= Edward McCall =

Captain Edward R. McCall (5 August 1790 - 1 August 1853) was an officer in the United States Navy during the War of 1812. He was awarded a Congressional Gold Medal.

==Biography==
Born in South Carolina, McCall was appointed midshipman 1 January 1808. Appointed acting lieutenant in brig Enterprise 16 October 1811, he took command of his ship during her action with HMS Boxer 5 September 1813, early in which Enterprise's captain, Lieutenant William Ward Burrows II, was mortally wounded. In acknowledgment of his victory over Boxer, McCall received the Thanks of Congress and a Congressional Gold Medal.
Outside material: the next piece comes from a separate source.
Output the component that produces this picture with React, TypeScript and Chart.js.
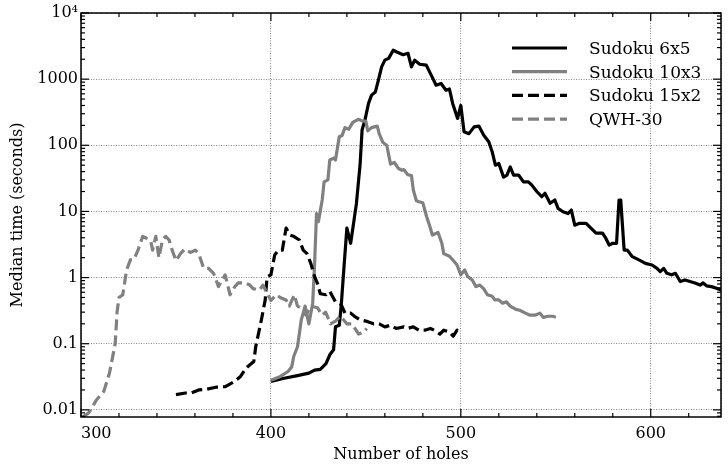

Promoted to captain 3 March 1835, he died at his home in Bordentown, New Jersey, 1 August 1853.

Two ships have been named USS McCall for him.

==Congressional Gold Medal citation==
 That the President of the United States be requested to present to the nearest male relative of lieutenant William Burrows, and to lieutenant Edward R. McCall of the brig Enterprise, a gold medal with suitable emblems and devices; and a silver medal with like emblems and devices to each of the commissioned officers of the aforesaid vessel, in testimony of the high sense entertained in the conflict with the British sloop Boxer, on the fourth of September, in the year one thousand eight hundred and thirteen. And the President is also requested to communicate to the nearest male relative of lieutenant Burrows the deep regret which Congress feel for the loss of that valuable officer, who died in the arms of victory, nobly contending for his country's rights and fame.